EXTRACTED INFORMATION -

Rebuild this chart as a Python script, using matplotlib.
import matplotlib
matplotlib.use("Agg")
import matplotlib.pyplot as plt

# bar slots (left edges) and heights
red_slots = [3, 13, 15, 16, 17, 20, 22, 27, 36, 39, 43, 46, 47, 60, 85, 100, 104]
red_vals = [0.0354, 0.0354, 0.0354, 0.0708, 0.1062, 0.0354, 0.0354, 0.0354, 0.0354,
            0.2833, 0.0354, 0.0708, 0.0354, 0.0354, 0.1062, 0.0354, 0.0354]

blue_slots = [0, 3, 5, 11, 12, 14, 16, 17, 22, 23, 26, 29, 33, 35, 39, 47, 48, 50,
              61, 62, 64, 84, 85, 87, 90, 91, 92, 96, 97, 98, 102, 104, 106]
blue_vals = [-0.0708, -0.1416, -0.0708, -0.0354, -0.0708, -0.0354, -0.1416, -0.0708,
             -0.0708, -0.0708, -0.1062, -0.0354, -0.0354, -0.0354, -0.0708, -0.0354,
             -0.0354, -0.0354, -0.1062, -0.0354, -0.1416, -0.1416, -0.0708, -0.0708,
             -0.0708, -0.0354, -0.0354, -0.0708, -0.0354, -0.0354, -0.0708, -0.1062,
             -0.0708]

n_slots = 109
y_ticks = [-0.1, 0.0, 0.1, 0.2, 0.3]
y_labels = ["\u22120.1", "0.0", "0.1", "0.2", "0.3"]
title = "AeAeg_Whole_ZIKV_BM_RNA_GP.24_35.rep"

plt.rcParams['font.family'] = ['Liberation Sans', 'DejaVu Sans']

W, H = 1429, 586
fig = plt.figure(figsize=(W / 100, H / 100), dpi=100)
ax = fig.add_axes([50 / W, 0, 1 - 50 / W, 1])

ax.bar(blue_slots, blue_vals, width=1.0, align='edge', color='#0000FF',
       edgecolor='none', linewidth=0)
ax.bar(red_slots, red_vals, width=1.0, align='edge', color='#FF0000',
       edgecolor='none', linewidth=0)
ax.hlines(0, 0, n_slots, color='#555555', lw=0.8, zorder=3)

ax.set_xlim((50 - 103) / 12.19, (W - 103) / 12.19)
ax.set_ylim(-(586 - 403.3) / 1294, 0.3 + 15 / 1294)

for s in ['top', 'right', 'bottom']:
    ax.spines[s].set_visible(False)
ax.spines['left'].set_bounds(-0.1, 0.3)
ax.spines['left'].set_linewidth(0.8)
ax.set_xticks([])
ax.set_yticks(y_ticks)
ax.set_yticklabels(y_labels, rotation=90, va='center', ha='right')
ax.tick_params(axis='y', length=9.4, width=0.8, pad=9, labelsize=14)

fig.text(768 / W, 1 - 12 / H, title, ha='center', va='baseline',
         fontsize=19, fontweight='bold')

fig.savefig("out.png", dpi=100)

--

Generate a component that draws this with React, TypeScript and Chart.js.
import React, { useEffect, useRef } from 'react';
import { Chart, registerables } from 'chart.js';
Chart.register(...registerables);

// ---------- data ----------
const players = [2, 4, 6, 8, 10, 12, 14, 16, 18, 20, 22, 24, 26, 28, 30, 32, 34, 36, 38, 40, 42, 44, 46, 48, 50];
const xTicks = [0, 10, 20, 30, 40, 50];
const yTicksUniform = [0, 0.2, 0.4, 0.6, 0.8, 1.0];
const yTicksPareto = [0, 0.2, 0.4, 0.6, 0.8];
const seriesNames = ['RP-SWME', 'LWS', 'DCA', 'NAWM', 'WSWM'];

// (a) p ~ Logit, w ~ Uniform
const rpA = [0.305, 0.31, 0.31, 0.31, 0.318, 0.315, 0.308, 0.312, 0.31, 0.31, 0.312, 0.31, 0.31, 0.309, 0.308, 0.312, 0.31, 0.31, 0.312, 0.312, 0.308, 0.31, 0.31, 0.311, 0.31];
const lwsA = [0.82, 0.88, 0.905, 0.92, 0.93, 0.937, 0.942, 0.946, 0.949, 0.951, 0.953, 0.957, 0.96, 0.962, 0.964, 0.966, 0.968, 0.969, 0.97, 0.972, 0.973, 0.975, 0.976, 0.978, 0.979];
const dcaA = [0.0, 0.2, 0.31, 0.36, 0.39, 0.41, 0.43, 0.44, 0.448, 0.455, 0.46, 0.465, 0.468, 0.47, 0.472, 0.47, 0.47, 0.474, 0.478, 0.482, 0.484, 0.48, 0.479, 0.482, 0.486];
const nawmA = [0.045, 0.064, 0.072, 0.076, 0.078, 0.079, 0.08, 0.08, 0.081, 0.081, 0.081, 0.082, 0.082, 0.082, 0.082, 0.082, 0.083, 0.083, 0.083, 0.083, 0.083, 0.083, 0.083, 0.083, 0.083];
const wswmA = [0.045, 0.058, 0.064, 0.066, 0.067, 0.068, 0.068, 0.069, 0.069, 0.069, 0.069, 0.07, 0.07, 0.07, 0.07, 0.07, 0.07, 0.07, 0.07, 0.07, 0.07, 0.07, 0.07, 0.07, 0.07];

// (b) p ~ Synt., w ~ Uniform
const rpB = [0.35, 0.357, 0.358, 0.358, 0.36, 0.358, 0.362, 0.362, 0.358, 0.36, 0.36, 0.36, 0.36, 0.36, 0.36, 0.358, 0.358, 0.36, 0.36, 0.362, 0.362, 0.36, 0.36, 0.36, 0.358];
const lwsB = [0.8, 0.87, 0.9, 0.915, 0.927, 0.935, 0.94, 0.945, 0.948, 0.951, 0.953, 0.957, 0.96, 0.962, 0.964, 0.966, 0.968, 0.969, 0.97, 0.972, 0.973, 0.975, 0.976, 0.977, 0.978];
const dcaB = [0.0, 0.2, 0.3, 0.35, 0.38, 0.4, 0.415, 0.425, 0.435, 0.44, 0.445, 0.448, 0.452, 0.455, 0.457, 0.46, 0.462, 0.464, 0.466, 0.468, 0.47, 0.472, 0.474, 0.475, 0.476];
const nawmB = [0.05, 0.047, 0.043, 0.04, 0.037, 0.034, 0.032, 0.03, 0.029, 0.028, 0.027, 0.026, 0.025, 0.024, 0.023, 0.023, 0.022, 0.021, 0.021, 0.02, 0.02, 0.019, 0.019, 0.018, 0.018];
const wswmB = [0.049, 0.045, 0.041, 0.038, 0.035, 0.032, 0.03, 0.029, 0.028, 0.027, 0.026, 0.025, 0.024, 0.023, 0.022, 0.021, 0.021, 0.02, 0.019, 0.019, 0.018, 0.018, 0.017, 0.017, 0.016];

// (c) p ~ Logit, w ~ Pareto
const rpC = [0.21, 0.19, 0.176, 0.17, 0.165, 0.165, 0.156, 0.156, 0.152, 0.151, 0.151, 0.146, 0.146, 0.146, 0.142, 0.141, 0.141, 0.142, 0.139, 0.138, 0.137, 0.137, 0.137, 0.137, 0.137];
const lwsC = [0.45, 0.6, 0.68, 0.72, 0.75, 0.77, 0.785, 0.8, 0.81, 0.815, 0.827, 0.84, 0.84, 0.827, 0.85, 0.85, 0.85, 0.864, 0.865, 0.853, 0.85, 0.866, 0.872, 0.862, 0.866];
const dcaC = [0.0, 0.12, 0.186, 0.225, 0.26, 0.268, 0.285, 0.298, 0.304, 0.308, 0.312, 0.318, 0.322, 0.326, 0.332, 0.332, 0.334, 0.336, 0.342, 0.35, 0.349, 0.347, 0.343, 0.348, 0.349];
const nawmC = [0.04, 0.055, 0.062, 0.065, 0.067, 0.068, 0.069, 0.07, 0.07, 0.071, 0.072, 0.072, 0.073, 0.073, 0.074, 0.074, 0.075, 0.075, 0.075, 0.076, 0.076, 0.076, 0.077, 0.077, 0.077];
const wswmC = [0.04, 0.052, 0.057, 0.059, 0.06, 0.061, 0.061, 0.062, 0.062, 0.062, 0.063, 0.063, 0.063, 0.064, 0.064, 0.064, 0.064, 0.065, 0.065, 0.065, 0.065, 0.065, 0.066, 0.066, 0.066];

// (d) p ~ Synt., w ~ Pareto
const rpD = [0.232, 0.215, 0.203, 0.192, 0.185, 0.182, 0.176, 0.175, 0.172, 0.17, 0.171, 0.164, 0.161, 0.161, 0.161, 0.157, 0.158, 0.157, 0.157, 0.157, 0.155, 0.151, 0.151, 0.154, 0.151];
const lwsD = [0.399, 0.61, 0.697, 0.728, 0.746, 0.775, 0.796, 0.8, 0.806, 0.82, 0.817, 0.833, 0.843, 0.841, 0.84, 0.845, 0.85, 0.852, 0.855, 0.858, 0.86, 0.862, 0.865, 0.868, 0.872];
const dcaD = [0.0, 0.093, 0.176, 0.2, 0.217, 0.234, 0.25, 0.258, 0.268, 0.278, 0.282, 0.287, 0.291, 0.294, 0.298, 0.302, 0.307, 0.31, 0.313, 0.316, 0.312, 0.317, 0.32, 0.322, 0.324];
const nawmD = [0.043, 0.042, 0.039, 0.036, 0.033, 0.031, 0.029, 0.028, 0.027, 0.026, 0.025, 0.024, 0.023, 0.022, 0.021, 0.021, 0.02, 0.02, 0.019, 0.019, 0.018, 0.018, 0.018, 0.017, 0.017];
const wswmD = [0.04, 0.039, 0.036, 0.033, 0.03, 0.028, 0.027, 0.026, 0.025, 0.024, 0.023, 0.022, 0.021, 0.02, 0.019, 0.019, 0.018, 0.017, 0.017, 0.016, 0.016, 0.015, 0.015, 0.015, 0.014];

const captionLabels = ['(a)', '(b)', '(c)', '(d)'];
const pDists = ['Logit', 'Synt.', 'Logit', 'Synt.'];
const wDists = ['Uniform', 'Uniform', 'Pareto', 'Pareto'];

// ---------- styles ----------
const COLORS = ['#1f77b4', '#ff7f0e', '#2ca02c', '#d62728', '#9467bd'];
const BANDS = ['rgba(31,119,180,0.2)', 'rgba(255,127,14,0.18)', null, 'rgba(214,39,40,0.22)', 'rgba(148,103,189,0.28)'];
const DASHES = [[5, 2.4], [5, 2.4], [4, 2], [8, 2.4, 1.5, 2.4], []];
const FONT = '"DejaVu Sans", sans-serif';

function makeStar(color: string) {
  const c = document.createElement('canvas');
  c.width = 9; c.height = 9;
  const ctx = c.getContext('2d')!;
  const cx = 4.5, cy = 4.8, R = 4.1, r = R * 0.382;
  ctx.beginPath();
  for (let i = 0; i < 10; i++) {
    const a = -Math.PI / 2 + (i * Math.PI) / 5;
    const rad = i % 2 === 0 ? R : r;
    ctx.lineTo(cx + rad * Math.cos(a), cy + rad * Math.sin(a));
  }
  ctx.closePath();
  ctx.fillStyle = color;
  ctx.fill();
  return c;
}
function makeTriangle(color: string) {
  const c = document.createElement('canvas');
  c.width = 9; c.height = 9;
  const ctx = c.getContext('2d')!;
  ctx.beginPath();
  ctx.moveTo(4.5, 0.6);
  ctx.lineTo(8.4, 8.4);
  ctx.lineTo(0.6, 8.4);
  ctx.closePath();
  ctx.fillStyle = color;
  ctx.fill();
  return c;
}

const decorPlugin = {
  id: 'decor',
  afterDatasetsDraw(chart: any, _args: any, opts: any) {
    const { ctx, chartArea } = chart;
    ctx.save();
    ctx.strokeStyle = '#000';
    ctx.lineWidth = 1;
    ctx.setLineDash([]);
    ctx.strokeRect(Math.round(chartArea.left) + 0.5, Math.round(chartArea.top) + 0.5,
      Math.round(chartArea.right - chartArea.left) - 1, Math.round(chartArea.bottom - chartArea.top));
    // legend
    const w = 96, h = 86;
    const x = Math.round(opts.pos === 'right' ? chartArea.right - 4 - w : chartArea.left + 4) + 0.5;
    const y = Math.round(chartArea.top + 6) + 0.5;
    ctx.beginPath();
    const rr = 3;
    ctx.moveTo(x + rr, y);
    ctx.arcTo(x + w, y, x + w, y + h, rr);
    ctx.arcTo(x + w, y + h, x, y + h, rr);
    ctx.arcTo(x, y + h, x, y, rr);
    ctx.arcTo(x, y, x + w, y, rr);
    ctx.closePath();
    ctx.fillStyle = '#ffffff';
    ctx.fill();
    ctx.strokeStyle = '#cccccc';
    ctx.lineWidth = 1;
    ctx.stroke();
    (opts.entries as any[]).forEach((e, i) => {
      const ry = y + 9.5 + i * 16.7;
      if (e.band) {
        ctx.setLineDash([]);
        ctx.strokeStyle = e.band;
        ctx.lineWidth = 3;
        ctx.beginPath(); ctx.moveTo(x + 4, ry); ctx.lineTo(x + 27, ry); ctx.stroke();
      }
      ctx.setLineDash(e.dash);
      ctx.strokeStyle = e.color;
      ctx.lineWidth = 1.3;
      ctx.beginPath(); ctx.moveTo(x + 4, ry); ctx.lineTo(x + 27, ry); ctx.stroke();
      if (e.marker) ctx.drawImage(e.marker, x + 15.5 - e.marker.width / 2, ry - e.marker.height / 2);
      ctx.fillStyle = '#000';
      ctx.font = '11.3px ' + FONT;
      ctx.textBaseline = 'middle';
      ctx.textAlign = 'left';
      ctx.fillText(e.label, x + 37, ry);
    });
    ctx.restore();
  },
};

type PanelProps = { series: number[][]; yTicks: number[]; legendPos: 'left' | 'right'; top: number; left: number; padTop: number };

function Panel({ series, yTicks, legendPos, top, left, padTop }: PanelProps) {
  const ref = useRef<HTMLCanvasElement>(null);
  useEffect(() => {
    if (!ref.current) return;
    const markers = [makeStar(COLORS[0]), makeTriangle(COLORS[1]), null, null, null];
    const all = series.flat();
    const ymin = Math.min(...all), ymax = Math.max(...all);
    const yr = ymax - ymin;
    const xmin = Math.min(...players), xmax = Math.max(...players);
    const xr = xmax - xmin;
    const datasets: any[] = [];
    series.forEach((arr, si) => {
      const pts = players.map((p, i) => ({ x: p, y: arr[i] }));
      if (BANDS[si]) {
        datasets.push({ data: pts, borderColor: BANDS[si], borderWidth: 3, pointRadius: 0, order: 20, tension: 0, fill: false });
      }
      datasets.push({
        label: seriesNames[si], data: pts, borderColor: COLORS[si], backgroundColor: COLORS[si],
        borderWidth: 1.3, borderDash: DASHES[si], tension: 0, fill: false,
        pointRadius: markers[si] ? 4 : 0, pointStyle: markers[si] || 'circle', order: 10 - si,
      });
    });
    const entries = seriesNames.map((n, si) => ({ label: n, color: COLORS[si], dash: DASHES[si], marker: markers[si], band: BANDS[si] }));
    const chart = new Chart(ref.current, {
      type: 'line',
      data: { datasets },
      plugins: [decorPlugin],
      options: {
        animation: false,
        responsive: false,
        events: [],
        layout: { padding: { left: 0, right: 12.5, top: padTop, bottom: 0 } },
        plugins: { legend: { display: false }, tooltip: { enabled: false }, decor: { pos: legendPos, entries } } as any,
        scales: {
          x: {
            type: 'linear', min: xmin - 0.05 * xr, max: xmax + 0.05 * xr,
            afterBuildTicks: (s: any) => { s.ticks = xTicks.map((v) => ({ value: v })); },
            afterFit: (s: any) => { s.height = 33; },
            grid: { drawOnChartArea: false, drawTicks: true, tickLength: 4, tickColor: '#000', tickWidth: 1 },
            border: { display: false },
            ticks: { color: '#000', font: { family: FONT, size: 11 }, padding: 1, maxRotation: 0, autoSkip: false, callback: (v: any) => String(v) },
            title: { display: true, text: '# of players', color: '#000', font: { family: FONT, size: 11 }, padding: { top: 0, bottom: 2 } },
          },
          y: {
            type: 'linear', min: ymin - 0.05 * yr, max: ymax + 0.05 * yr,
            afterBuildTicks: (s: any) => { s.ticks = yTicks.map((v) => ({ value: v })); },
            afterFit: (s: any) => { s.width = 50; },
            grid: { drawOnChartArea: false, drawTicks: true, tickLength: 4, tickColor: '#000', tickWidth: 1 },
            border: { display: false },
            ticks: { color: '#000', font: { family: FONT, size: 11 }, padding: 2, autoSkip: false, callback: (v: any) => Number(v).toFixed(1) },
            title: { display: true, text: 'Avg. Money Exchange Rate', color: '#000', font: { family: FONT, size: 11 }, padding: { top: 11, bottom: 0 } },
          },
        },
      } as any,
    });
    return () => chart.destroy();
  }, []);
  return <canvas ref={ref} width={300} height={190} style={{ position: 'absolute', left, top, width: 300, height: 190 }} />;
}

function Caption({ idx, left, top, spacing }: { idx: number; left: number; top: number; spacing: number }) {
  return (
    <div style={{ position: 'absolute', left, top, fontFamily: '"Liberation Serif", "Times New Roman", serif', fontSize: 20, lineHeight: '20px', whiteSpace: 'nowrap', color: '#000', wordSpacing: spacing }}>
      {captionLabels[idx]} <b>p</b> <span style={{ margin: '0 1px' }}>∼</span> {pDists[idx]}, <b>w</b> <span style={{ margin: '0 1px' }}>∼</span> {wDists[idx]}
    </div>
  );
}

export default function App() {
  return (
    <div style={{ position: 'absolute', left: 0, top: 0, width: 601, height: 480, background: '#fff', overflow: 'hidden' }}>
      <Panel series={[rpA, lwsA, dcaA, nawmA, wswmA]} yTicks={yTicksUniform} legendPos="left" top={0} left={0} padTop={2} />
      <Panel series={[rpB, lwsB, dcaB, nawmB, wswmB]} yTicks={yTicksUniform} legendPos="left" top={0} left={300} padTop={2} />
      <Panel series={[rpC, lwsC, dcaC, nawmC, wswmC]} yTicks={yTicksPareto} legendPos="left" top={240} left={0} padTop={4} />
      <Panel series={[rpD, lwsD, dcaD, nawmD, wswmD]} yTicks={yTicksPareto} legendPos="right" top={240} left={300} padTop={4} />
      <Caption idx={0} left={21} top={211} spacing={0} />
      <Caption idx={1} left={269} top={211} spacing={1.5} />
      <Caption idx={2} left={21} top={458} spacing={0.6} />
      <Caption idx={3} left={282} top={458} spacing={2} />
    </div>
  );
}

TASK REQUIREMENTS - Output exactly the lines running from the line containing "Rebuild this chart" through the line containing "import matplotlib.pyplot as plt", and only those lines.

ANSWER TO THE TASK -
Rebuild this chart as a Python script, using matplotlib.
import matplotlib
matplotlib.use("Agg")
import matplotlib.pyplot as plt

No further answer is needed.